====== Records provided ======

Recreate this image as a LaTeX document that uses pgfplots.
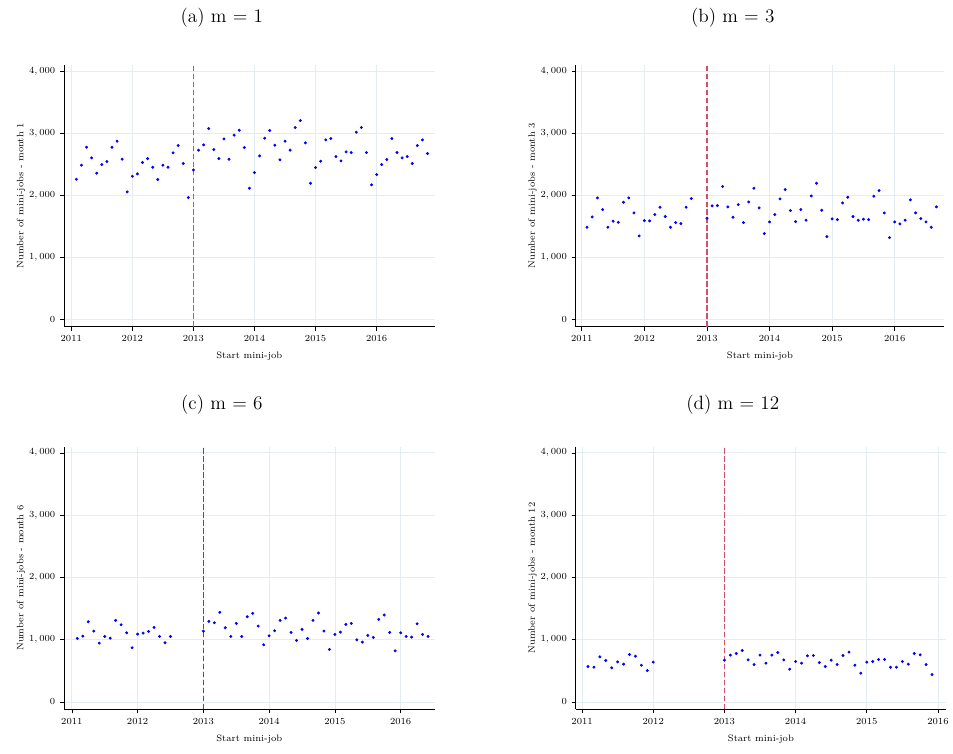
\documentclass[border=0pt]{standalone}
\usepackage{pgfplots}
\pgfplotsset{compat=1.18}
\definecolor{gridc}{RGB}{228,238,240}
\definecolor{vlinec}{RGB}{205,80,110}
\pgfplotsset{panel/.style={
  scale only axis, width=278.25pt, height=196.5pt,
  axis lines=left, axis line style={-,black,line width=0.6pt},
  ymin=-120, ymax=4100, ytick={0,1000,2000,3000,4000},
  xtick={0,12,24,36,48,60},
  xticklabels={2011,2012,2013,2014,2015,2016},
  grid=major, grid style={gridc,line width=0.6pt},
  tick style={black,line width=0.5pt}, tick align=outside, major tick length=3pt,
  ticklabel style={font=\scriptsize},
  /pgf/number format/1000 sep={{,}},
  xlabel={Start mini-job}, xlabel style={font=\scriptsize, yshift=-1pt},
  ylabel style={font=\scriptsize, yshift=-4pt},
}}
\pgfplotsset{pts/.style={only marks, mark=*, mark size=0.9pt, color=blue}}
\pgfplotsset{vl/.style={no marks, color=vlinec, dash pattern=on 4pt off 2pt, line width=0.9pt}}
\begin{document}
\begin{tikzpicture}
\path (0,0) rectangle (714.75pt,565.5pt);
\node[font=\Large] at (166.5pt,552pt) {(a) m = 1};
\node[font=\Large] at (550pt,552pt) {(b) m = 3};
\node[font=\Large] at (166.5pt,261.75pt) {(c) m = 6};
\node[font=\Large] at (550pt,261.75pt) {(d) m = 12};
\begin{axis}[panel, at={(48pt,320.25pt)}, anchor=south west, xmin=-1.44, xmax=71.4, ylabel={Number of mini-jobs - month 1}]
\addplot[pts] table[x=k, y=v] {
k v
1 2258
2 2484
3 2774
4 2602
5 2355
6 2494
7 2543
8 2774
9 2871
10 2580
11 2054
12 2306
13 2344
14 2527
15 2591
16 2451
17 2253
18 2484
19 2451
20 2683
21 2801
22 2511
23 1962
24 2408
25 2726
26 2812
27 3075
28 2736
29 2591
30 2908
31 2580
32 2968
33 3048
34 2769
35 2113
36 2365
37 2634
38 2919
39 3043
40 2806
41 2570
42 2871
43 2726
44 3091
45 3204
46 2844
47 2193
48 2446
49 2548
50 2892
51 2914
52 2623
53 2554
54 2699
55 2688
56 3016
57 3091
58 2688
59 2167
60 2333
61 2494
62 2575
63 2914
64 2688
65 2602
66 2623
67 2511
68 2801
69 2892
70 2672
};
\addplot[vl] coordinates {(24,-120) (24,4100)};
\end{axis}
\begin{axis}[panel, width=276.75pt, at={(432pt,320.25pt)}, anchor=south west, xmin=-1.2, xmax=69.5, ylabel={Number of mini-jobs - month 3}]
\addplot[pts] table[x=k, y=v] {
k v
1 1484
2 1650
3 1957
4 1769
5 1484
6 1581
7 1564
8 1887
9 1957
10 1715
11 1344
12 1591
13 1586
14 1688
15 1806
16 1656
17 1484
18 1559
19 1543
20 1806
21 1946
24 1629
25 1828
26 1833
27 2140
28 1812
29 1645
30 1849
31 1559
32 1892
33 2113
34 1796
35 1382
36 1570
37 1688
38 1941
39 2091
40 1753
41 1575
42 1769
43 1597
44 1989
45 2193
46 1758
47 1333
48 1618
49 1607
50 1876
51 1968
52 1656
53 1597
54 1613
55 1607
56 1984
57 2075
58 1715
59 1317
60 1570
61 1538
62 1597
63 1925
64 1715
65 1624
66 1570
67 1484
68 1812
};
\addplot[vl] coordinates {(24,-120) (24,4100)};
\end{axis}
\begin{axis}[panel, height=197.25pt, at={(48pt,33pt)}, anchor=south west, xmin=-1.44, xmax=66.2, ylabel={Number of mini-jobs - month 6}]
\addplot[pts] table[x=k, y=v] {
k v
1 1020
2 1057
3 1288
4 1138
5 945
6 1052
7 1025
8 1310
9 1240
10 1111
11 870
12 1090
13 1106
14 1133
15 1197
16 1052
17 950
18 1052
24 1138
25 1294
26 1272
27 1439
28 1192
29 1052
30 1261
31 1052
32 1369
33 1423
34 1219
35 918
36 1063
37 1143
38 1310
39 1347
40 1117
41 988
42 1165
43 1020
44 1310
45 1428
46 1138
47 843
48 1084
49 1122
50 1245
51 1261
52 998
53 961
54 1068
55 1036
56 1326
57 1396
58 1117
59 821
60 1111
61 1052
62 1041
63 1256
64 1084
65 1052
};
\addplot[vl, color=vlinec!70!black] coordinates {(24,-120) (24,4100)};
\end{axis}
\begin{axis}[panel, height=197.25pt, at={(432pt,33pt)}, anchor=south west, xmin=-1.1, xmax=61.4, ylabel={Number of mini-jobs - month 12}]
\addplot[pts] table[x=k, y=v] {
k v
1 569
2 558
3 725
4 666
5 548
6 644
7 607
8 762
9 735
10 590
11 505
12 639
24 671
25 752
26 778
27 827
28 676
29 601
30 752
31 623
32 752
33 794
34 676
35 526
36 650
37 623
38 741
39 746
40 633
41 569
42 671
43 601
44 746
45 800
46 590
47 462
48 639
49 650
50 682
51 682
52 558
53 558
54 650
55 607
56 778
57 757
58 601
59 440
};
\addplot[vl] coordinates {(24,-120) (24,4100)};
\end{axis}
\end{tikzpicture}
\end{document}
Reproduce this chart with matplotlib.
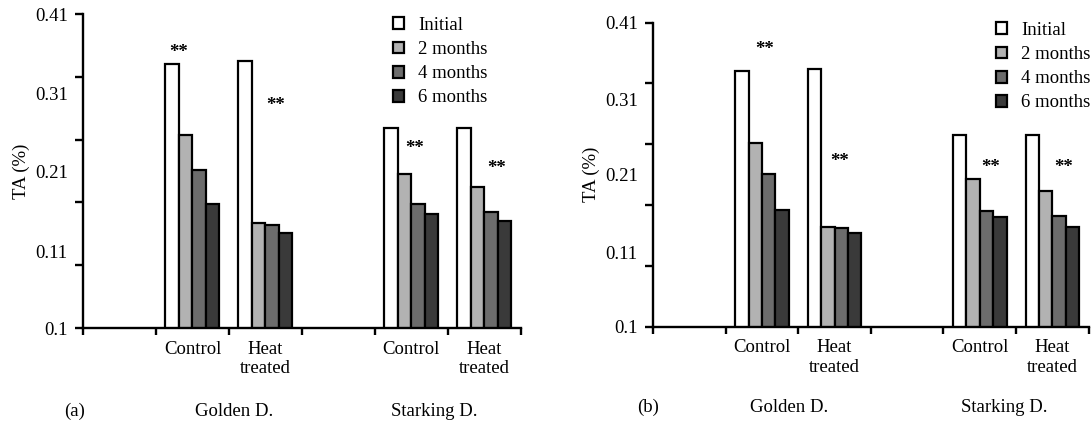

======

Aim >>
Output the full set of records above without changing a word, and drop the images.

Expected answer >>
Recreate this image as a LaTeX document that uses pgfplots.
\documentclass[border=0pt]{standalone}
\usepackage{pgfplots}
\pgfplotsset{compat=1.18}
\definecolor{gridc}{RGB}{228,238,240}
\definecolor{vlinec}{RGB}{205,80,110}
\pgfplotsset{panel/.style={
  scale only axis, width=278.25pt, height=196.5pt,
  axis lines=left, axis line style={-,black,line width=0.6pt},
  ymin=-120, ymax=4100, ytick={0,1000,2000,3000,4000},
  xtick={0,12,24,36,48,60},
  xticklabels={2011,2012,2013,2014,2015,2016},
  grid=major, grid style={gridc,line width=0.6pt},
  tick style={black,line width=0.5pt}, tick align=outside, major tick length=3pt,
  ticklabel style={font=\scriptsize},
  /pgf/number format/1000 sep={{,}},
  xlabel={Start mini-job}, xlabel style={font=\scriptsize, yshift=-1pt},
  ylabel style={font=\scriptsize, yshift=-4pt},
}}
\pgfplotsset{pts/.style={only marks, mark=*, mark size=0.9pt, color=blue}}
\pgfplotsset{vl/.style={no marks, color=vlinec, dash pattern=on 4pt off 2pt, line width=0.9pt}}
\begin{document}
\begin{tikzpicture}
\path (0,0) rectangle (714.75pt,565.5pt);
\node[font=\Large] at (166.5pt,552pt) {(a) m = 1};
\node[font=\Large] at (550pt,552pt) {(b) m = 3};
\node[font=\Large] at (166.5pt,261.75pt) {(c) m = 6};
\node[font=\Large] at (550pt,261.75pt) {(d) m = 12};
\begin{axis}[panel, at={(48pt,320.25pt)}, anchor=south west, xmin=-1.44, xmax=71.4, ylabel={Number of mini-jobs - month 1}]
\addplot[pts] table[x=k, y=v] {
k v
1 2258
2 2484
3 2774
4 2602
5 2355
6 2494
7 2543
8 2774
9 2871
10 2580
11 2054
12 2306
13 2344
14 2527
15 2591
16 2451
17 2253
18 2484
19 2451
20 2683
21 2801
22 2511
23 1962
24 2408
25 2726
26 2812
27 3075
28 2736
29 2591
30 2908
31 2580
32 2968
33 3048
34 2769
35 2113
36 2365
37 2634
38 2919
39 3043
40 2806
41 2570
42 2871
43 2726
44 3091
45 3204
46 2844
47 2193
48 2446
49 2548
50 2892
51 2914
52 2623
53 2554
54 2699
55 2688
56 3016
57 3091
58 2688
59 2167
60 2333
61 2494
62 2575
63 2914
64 2688
65 2602
66 2623
67 2511
68 2801
69 2892
70 2672
};
\addplot[vl] coordinates {(24,-120) (24,4100)};
\end{axis}
\begin{axis}[panel, width=276.75pt, at={(432pt,320.25pt)}, anchor=south west, xmin=-1.2, xmax=69.5, ylabel={Number of mini-jobs - month 3}]
\addplot[pts] table[x=k, y=v] {
k v
1 1484
2 1650
3 1957
4 1769
5 1484
6 1581
7 1564
8 1887
9 1957
10 1715
11 1344
12 1591
13 1586
14 1688
15 1806
16 1656
17 1484
18 1559
19 1543
20 1806
21 1946
24 1629
25 1828
26 1833
27 2140
28 1812
29 1645
30 1849
31 1559
32 1892
33 2113
34 1796
35 1382
36 1570
37 1688
38 1941
39 2091
40 1753
41 1575
42 1769
43 1597
44 1989
45 2193
46 1758
47 1333
48 1618
49 1607
50 1876
51 1968
52 1656
53 1597
54 1613
55 1607
56 1984
57 2075
58 1715
59 1317
60 1570
61 1538
62 1597
63 1925
64 1715
65 1624
66 1570
67 1484
68 1812
};
\addplot[vl] coordinates {(24,-120) (24,4100)};
\end{axis}
\begin{axis}[panel, height=197.25pt, at={(48pt,33pt)}, anchor=south west, xmin=-1.44, xmax=66.2, ylabel={Number of mini-jobs - month 6}]
\addplot[pts] table[x=k, y=v] {
k v
1 1020
2 1057
3 1288
4 1138
5 945
6 1052
7 1025
8 1310
9 1240
10 1111
11 870
12 1090
13 1106
14 1133
15 1197
16 1052
17 950
18 1052
24 1138
25 1294
26 1272
27 1439
28 1192
29 1052
30 1261
31 1052
32 1369
33 1423
34 1219
35 918
36 1063
37 1143
38 1310
39 1347
40 1117
41 988
42 1165
43 1020
44 1310
45 1428
46 1138
47 843
48 1084
49 1122
50 1245
51 1261
52 998
53 961
54 1068
55 1036
56 1326
57 1396
58 1117
59 821
60 1111
61 1052
62 1041
63 1256
64 1084
65 1052
};
\addplot[vl, color=vlinec!70!black] coordinates {(24,-120) (24,4100)};
\end{axis}
\begin{axis}[panel, height=197.25pt, at={(432pt,33pt)}, anchor=south west, xmin=-1.1, xmax=61.4, ylabel={Number of mini-jobs - month 12}]
\addplot[pts] table[x=k, y=v] {
k v
1 569
2 558
3 725
4 666
5 548
6 644
7 607
8 762
9 735
10 590
11 505
12 639
24 671
25 752
26 778
27 827
28 676
29 601
30 752
31 623
32 752
33 794
34 676
35 526
36 650
37 623
38 741
39 746
40 633
41 569
42 671
43 601
44 746
45 800
46 590
47 462
48 639
49 650
50 682
51 682
52 558
53 558
54 650
55 607
56 778
57 757
58 601
59 440
};
\addplot[vl] coordinates {(24,-120) (24,4100)};
\end{axis}
\end{tikzpicture}
\end{document}
Reproduce this chart with matplotlib.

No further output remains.